Safety Is Emotional, Not Just Physical. Children, Safety, and the Future We’re Designing
When we talk about safety, we usually mean physical protection: locked doors, seatbelts, security systems, emergency plans. Those things matter but they’re only part of the picture.
True safety is not just about preventing harm. It’s about how safe a child feels in their body, their environment, and their relationships. Emotional safety is the foundation everything else is built on, and when it’s missing, the consequences follow children well into adulthood.
What Do We Mean by Emotional Safety?
Emotional safety is the sense that it’s okay to exist as you are. It’s knowing that your feelings will be taken seriously, that your voice matters, and that mistakes won’t cost you connection.
For children, emotional safety is what allows curiosity, confidence, and regulation to develop naturally. When they feel safe emotionally, they learn how to trust themselves and others. When they don’t, they learn how to brace.

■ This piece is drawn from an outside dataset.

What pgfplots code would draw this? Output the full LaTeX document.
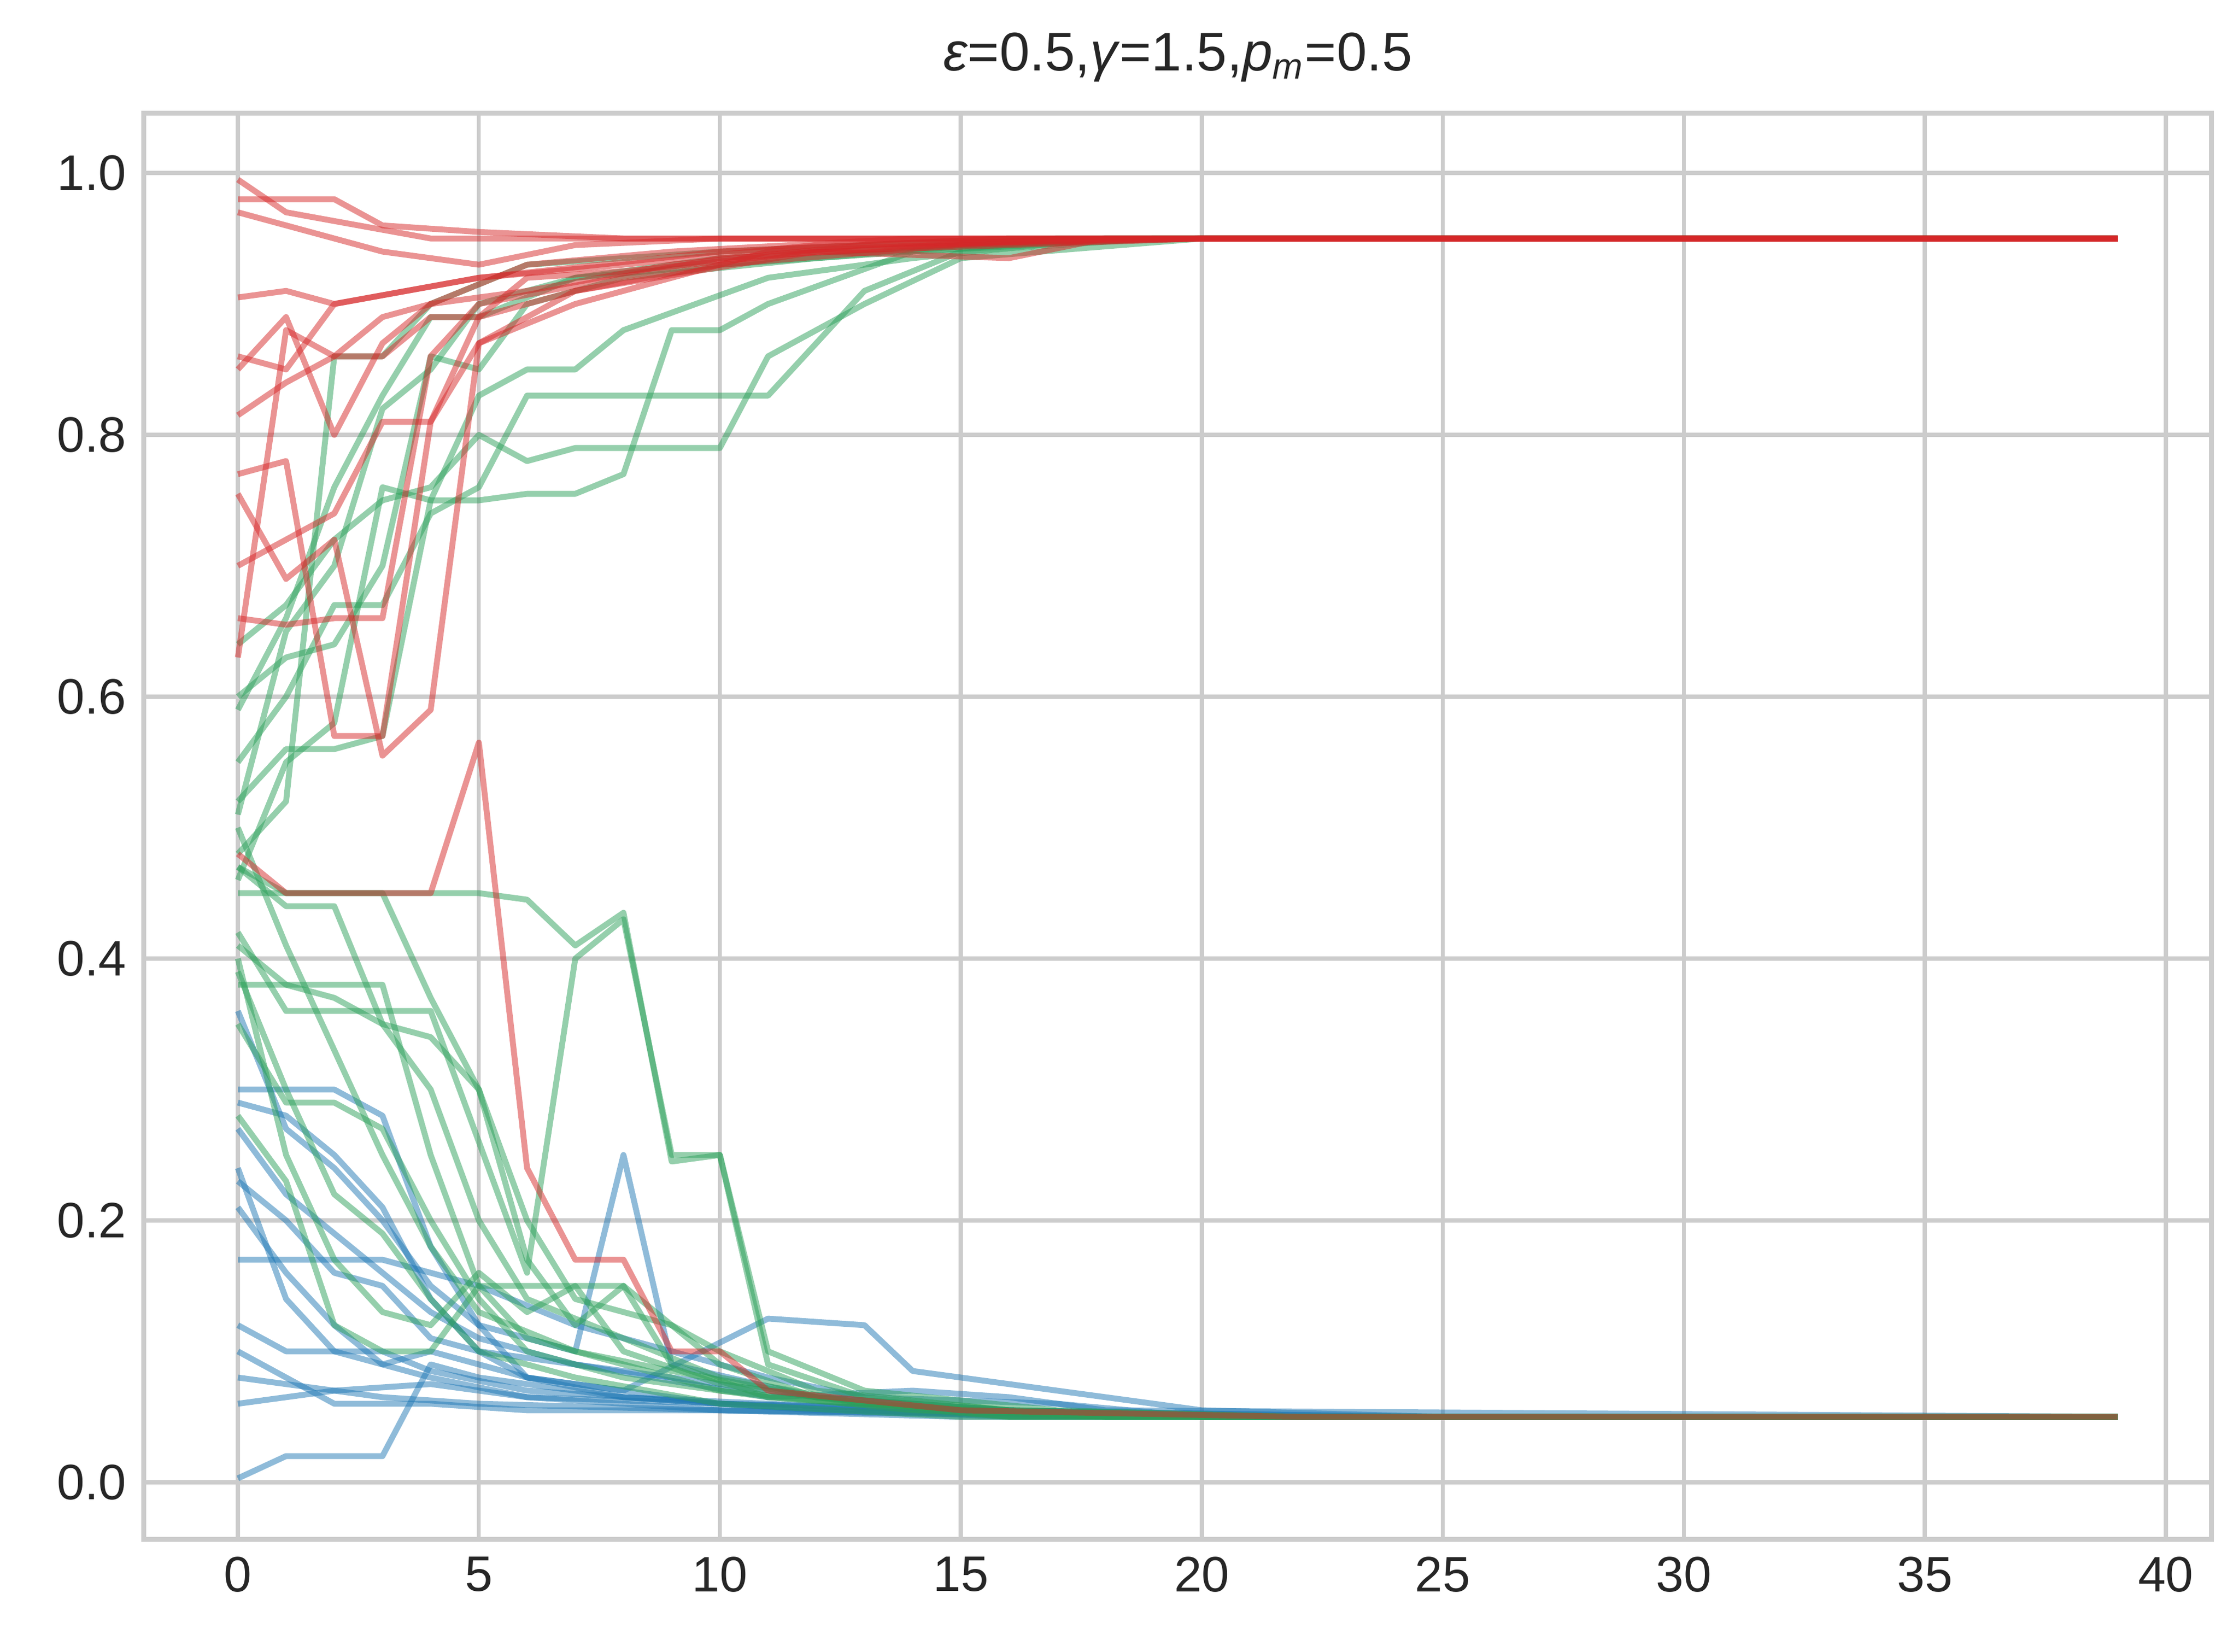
\documentclass[border=0pt]{standalone}
\usepackage{fontspec}
\setmainfont{Liberation Sans}
\usepackage{pgfplots}
\pgfplotsset{compat=1.18}
\definecolor{cr}{HTML}{D62728}
\definecolor{cb}{HTML}{1F77B4}
\definecolor{cg}{HTML}{2CA05A}
\definecolor{gridc}{HTML}{CCCCCC}
\begin{document}
\fontsize{11}{13}\selectfont
\begin{tikzpicture}
\begin{axis}[
 scale only axis, width=16.05cm, height=11.07cm,
 xmin=-1.95, xmax=40.95, ymin=-0.0436, ymax=1.0457,
 xtick={0,5,...,40}, ytick={0,0.2,...,1.0},
 yticklabel style={/pgf/number format/.cd,fixed,fixed zerofill,precision=1},
 /pgf/number format/assume math mode=true,
 grid=major, major grid style={gridc,line width=0.9pt},
 axis line style={gridc,line width=1.1pt},
 tick style={draw=none},
 ticklabel style={font=\fontsize{11}{13}\selectfont, text=black!85},
 title={\textit{ε}=0.5,\textit{γ}=1.5,\textit{p}\textsubscript{\textit{m}}=0.5},
 title style={font=\fontsize{12}{14}\selectfont, text=black!85, yshift=-3pt},
 every axis plot/.append style={line width=1.3pt, opacity=0.5, line join=round},
]
% blue
\addplot[cb] coordinates {(0,0.30)(1,0.30)(2,0.30)(3,0.28)(4,0.18)(5,0.12)(6,0.08)(8,0.065)(12,0.055)(20,0.05)(39,0.05)};
\addplot[cb] coordinates {(0,0.24)(1,0.14)(2,0.10)(3,0.09)(4,0.08)(6,0.065)(10,0.055)(18,0.05)(39,0.05)};
\addplot[cb] coordinates {(0,0.08)(1,0.075)(2,0.07)(3,0.065)(5,0.06)(10,0.055)(20,0.05)(39,0.05)};
\addplot[cb] coordinates {(0,0.003)(1,0.02)(2,0.02)(3,0.02)(4,0.09)(5,0.08)(8,0.065)(14,0.055)(22,0.05)(39,0.05)};
\addplot[cb] coordinates {(0,0.12)(1,0.10)(2,0.10)(3,0.10)(4,0.085)(6,0.07)(10,0.06)(15,0.055)(25,0.05)(39,0.05)};
\addplot[cb] coordinates {(0,0.17)(1,0.17)(3,0.17)(4,0.16)(5,0.15)(7,0.12)(9,0.10)(11,0.08)(13,0.065)(17,0.06)(20,0.05)(39,0.05)};
\addplot[cb] coordinates {(0,0.36)(1,0.27)(2,0.24)(3,0.20)(4,0.15)(5,0.12)(7,0.10)(8,0.25)(9,0.09)(12,0.065)(16,0.055)(22,0.05)(39,0.05)};
\addplot[cb] coordinates {(0,0.21)(1,0.16)(2,0.12)(3,0.09)(4,0.10)(6,0.08)(8,0.07)(11,0.125)(13,0.12)(14,0.085)(17,0.07)(20,0.055)(25,0.05)(39,0.05)};
\addplot[cb] coordinates {(0,0.29)(1,0.28)(2,0.25)(3,0.21)(4,0.14)(5,0.10)(7,0.09)(9,0.08)(12,0.065)(16,0.055)(22,0.05)(39,0.05)};
\addplot[cb] coordinates {(0,0.10)(1,0.08)(2,0.06)(3,0.06)(4,0.06)(6,0.055)(10,0.055)(15,0.05)(39,0.05)};
\addplot[cb] coordinates {(0,0.23)(1,0.20)(2,0.16)(3,0.15)(4,0.11)(5,0.10)(6,0.08)(10,0.06)(16,0.05)(39,0.05)};
\addplot[cb] coordinates {(0,0.06)(1,0.065)(2,0.07)(4,0.075)(6,0.065)(10,0.06)(16,0.055)(24,0.05)(39,0.05)};
\addplot[cb] coordinates {(0,0.27)(1,0.22)(2,0.19)(3,0.16)(4,0.13)(5,0.11)(7,0.09)(11,0.065)(14,0.07)(16,0.065)(18,0.055)(39,0.05)};
% green
\addplot[cg] coordinates {(0,0.59)(1,0.66)(2,0.76)(3,0.83)(4,0.89)(5,0.89)(7,0.92)(10,0.93)(14,0.94)(18,0.95)(39,0.95)};
\addplot[cg] coordinates {(0,0.52)(1,0.56)(2,0.56)(3,0.57)(4,0.75)(5,0.83)(6,0.85)(7,0.85)(8,0.88)(11,0.92)(14,0.935)(18,0.95)(39,0.95)};
\addplot[cg] coordinates {(0,0.55)(1,0.60)(2,0.67)(3,0.67)(4,0.74)(5,0.76)(6,0.83)(8,0.83)(10,0.83)(11,0.83)(12,0.87)(13,0.91)(15,0.94)(19,0.95)(39,0.95)};
\addplot[cg] coordinates {(0,0.64)(1,0.67)(2,0.72)(3,0.75)(4,0.76)(5,0.80)(6,0.78)(7,0.79)(8,0.79)(9,0.79)(10,0.79)(11,0.86)(13,0.90)(15,0.935)(20,0.95)(39,0.95)};
\addplot[cg] coordinates {(0,0.46)(1,0.55)(2,0.58)(3,0.76)(4,0.75)(5,0.75)(6,0.755)(7,0.755)(8,0.77)(9,0.88)(10,0.88)(11,0.90)(14,0.94)(19,0.95)(39,0.95)};
\addplot[cg] coordinates {(0,0.51)(1,0.65)(2,0.70)(3,0.82)(4,0.85)(5,0.90)(7,0.92)(10,0.935)(15,0.945)(20,0.95)(39,0.95)};
\addplot[cg] coordinates {(0,0.48)(1,0.52)(2,0.86)(3,0.86)(4,0.90)(6,0.93)(10,0.94)(16,0.95)(39,0.95)};
\addplot[cg] coordinates {(0,0.60)(1,0.63)(2,0.64)(3,0.70)(4,0.86)(5,0.85)(6,0.90)(8,0.92)(12,0.935)(17,0.95)(39,0.95)};
\addplot[cg] coordinates {(0,0.45)(1,0.45)(2,0.45)(3,0.45)(4,0.45)(5,0.45)(6,0.445)(7,0.41)(8,0.435)(9,0.245)(10,0.25)(11,0.09)(13,0.065)(16,0.055)(22,0.05)(39,0.05)};
\addplot[cg] coordinates {(0,0.38)(1,0.38)(2,0.38)(3,0.38)(4,0.25)(5,0.15)(6,0.15)(8,0.15)(9,0.09)(11,0.065)(15,0.055)(20,0.05)(39,0.05)};
\addplot[cg] coordinates {(0,0.47)(1,0.44)(2,0.44)(3,0.35)(4,0.30)(5,0.20)(6,0.14)(8,0.11)(10,0.08)(13,0.06)(18,0.05)(39,0.05)};
\addplot[cg] coordinates {(0,0.39)(1,0.30)(2,0.22)(3,0.19)(4,0.14)(5,0.10)(7,0.08)(10,0.06)(15,0.05)(39,0.05)};
\addplot[cg] coordinates {(0,0.42)(1,0.36)(2,0.36)(3,0.36)(4,0.36)(5,0.26)(6,0.16)(7,0.40)(8,0.43)(9,0.25)(10,0.25)(11,0.10)(13,0.07)(17,0.055)(22,0.05)(39,0.05)};
\addplot[cg] coordinates {(0,0.35)(1,0.29)(2,0.29)(3,0.27)(4,0.20)(5,0.14)(6,0.10)(8,0.08)(11,0.065)(16,0.05)(39,0.05)};
\addplot[cg] coordinates {(0,0.28)(1,0.23)(2,0.12)(3,0.10)(4,0.10)(5,0.15)(6,0.11)(8,0.09)(10,0.07)(14,0.055)(20,0.05)(39,0.05)};
\addplot[cg] coordinates {(0,0.41)(1,0.38)(2,0.37)(3,0.35)(4,0.34)(5,0.30)(6,0.20)(7,0.14)(9,0.12)(10,0.10)(12,0.07)(16,0.055)(22,0.05)(39,0.05)};
\addplot[cg] coordinates {(0,0.50)(1,0.41)(2,0.33)(3,0.25)(4,0.18)(5,0.13)(7,0.10)(9,0.085)(12,0.065)(16,0.05)(39,0.05)};
\addplot[cg] coordinates {(0,0.40)(1,0.25)(2,0.17)(3,0.13)(4,0.12)(5,0.16)(6,0.13)(7,0.15)(8,0.10)(10,0.075)(13,0.06)(18,0.05)(39,0.05)};
\addplot[cg] coordinates {(0,0.47)(1,0.45)(2,0.45)(3,0.45)(4,0.37)(5,0.30)(6,0.17)(7,0.12)(8,0.15)(10,0.09)(12,0.065)(18,0.05)(39,0.05)};
% red
\addplot[cr] coordinates {(0,0.98)(2,0.98)(3,0.96)(5,0.955)(8,0.95)(39,0.95)};
\addplot[cr] coordinates {(0,0.995)(1,0.97)(4,0.95)(39,0.95)};
\addplot[cr] coordinates {(0,0.905)(1,0.91)(2,0.90)(5,0.92)(8,0.93)(12,0.945)(20,0.95)(39,0.95)};
\addplot[cr] coordinates {(0,0.86)(1,0.85)(2,0.90)(5,0.92)(10,0.94)(16,0.95)(39,0.95)};
\addplot[cr] coordinates {(0,0.77)(1,0.78)(2,0.57)(3,0.57)(4,0.81)(5,0.89)(7,0.91)(12,0.94)(20,0.95)(39,0.95)};
\addplot[cr] coordinates {(0,0.66)(1,0.655)(2,0.66)(3,0.66)(4,0.86)(5,0.90)(10,0.935)(17,0.95)(39,0.95)};
\addplot[cr] coordinates {(0,0.70)(1,0.72)(2,0.74)(3,0.81)(4,0.81)(5,0.87)(7,0.90)(11,0.94)(18,0.95)(39,0.95)};
\addplot[cr] coordinates {(0,0.815)(1,0.84)(2,0.86)(3,0.89)(4,0.90)(6,0.91)(9,0.93)(13,0.945)(20,0.95)(39,0.95)};
\addplot[cr] coordinates {(0,0.48)(1,0.45)(4,0.45)(5,0.565)(6,0.24)(7,0.17)(8,0.17)(9,0.10)(10,0.10)(11,0.07)(15,0.055)(22,0.05)(39,0.05)};
\addplot[cr] coordinates {(0,0.63)(1,0.88)(2,0.86)(3,0.86)(4,0.89)(5,0.89)(6,0.92)(8,0.925)(12,0.94)(16,0.935)(18,0.95)(39,0.95)};
\addplot[cr] coordinates {(0,0.755)(1,0.69)(2,0.72)(3,0.555)(4,0.59)(5,0.87)(7,0.91)(10,0.93)(15,0.945)(20,0.95)(39,0.95)};
\addplot[cr] coordinates {(0,0.97)(1,0.96)(3,0.94)(5,0.93)(7,0.945)(10,0.95)(39,0.95)};
\addplot[cr] coordinates {(0,0.85)(1,0.89)(2,0.80)(3,0.87)(4,0.90)(6,0.93)(9,0.94)(14,0.95)(39,0.95)};
\end{axis}
\useasboundingbox (current axis.south west)++(-1.117,-0.871) rectangle ++(17.38,12.82);
\end{tikzpicture}
\end{document}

Where Emotional Safety Breaks Down
Emotional harm is rarely dramatic. Most of the time, it’s quiet and unintentional.
It often shows up as:
Dismissing fear as “overreacting”
Prioritizing obedience over understanding
Punishing behavior without addressing what’s underneath
Expecting children to adapt faster than their nervous systems can handle
These moments may feel small to adults, but to a child, they shape how safe the world feels.
Who Is Most Affected
All children need emotional safety, but some are asked to navigate without it more often than others. This includes neurodivergent children, children experiencing instability or major change, and children who don’t fit expected norms. For them, the world often demands regulation, compliance, or resilience before it offers understanding.
Why This Matters
Children don’t grow into the future we hope for: they grow into the future they are prepared for.
When emotional safety is missing, children may appear “fine” on the surface while carrying stress, hypervigilance, or emotional shutdown underneath. Over time, that turns into adults who struggle to trust systems, advocate for themselves, or feel safe asking for help. Emotional safety isn’t softness. It’s infrastructure.
What We Can Do Better
Creating emotional safety doesn’t require perfect parenting, flawless systems, or constant intervention. It requires awareness and intention.
That can look like:
Listening without immediately correcting or minimizing
Explaining expectations instead of enforcing them blindly
Making space for emotions without rushing to fix them
Designing environments that support regulation, not just control
Each moment of safety builds capacity for the future.
Bottom Line
Protecting children isn’t only about preventing physical harm. It’s about creating spaces where they feel safe enough to grow. When we prioritize emotional safety, we invest in healthier nervous systems, stronger self-trust, and a future built on stability rather than survival. Safety isn’t just protection. It’s the permission to exist without fear.